The company XYZ is in the business of building Android and iOS mobile apps. These apps are free to download and install, and they are distributed through Google Play Store and the Apple App Store.

The company's main source of revenue is in-app advertising. This posits the business model as volume driven - scale in terms of the number of users becomes very important. The more the number of users who see and engage with the ads, proportionally better is the revenue opportunity.

### Business Challenge

The senior management team is meeting for the annual strategy event to decide on allocation of resources and future app development roadmap. The team is seeking inputs from the business strategy group that will help the company maximize return-on-investment(ROI) opportunities. 

### Project Design

Our goal for this project is to offer actionable insights that are backed by data. Based on our understanding of the company's business model, we know that the biggest driver of ROI is the number of users for an app - the revenue opportunity is directly proportional. We will focus our exploration on this topic. 

Our project scope is to analyze app store data and identify the type of apps that are likely to attract more users. Such actionable intelligence can help optimize revenue and the company can focus on creating the kind of apps that are popular.

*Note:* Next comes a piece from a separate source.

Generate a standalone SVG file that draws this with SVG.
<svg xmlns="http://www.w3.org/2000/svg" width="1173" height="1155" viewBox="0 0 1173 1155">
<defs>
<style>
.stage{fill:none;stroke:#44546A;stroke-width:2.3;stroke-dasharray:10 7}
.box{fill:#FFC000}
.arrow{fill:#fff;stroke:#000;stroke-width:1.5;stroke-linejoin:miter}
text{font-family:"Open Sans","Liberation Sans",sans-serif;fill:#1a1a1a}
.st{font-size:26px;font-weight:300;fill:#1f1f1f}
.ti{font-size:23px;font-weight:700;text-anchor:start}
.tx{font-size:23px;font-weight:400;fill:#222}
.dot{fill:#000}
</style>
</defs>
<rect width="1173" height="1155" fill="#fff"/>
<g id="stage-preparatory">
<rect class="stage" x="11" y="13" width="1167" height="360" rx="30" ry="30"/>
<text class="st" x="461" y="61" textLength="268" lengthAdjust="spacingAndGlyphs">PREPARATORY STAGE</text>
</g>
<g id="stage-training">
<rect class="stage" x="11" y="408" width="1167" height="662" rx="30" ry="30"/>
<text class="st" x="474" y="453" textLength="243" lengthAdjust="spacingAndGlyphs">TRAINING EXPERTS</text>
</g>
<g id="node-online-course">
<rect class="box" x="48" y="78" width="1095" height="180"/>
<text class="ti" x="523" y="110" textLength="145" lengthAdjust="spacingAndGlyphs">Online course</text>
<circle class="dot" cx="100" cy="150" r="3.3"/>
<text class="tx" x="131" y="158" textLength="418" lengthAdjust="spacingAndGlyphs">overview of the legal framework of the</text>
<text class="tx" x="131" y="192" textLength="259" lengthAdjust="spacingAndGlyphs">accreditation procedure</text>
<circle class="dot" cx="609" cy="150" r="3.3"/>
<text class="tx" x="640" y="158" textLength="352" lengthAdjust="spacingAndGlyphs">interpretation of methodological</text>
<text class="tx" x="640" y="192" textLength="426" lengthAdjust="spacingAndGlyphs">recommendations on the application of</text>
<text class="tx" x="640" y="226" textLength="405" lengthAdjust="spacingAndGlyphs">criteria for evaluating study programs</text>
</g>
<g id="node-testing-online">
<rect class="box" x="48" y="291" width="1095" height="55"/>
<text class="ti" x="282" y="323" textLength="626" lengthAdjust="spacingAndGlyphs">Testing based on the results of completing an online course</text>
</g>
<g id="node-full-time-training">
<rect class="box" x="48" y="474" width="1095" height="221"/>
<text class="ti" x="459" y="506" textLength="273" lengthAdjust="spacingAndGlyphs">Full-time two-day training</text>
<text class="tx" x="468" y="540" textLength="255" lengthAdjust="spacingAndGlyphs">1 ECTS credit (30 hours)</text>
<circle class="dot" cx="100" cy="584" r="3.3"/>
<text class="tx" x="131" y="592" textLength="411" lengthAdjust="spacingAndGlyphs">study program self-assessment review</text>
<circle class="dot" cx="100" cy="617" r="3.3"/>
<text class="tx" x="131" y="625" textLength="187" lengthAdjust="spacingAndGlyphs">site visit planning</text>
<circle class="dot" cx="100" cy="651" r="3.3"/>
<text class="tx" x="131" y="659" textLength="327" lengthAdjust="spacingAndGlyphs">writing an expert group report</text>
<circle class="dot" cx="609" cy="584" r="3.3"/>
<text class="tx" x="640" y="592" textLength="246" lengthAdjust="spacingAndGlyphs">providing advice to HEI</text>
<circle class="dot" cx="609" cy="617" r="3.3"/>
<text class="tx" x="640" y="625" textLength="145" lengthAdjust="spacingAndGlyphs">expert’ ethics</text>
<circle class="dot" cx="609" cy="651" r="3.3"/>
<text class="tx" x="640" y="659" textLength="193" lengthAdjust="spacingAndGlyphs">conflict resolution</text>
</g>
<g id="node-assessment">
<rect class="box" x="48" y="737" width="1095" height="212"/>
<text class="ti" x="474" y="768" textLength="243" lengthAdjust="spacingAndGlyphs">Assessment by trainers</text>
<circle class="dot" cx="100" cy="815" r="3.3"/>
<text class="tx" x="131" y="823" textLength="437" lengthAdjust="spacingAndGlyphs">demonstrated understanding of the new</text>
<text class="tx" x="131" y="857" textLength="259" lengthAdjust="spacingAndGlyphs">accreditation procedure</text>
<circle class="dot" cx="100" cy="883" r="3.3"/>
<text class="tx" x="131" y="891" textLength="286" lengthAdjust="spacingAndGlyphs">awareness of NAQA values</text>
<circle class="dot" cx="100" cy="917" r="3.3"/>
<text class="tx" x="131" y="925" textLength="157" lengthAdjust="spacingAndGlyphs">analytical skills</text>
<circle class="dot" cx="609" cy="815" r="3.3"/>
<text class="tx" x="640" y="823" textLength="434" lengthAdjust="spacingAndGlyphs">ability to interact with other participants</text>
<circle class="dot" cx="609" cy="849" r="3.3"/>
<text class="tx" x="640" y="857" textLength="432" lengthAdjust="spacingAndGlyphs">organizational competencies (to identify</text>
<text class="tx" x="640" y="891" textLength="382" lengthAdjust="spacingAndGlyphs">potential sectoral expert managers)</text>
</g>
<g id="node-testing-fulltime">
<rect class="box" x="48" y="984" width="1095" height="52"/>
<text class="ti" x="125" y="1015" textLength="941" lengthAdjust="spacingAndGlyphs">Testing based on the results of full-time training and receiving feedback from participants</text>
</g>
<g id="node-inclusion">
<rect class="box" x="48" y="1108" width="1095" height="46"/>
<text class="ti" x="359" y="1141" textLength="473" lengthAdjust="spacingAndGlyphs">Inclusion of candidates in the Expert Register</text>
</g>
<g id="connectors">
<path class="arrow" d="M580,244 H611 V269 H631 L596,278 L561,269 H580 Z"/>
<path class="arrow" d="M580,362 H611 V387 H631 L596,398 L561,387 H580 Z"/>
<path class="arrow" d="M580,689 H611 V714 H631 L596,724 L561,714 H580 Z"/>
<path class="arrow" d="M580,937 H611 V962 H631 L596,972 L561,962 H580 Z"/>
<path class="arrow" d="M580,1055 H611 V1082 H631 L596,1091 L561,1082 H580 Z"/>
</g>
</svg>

Our key requirements are as follows:

- We are interested in free apps only
- We are interested in apps in English language only


### Sources

Apple Store Data (July 2017): https://www.kaggle.com/ramamet4/app-store-apple-data-set-10k-apps

Google Play Store Data (August 2018): https://www.kaggle.com/lava18/google-play-store-apps

In [2]:
# Defining a function to make it easy to print data

def explore_data(dataset, start, end, rows_and_columns=False):
    dataset_slice = dataset[start:end]
    
    for row in dataset_slice:
        print(row)
        print("\n") #Add a new empty line after each row
        
    if rows_and_columns:
        print("Number of rows: " + str(len(dataset)))
        print("Number of columns: " + str(len(dataset[0])))

In [13]:
#Open Google Play Store and Apple Store datasets and save them as list of lists.

from csv import reader

#Apple Store Dataset
opened_file = open("./AppleStore.csv")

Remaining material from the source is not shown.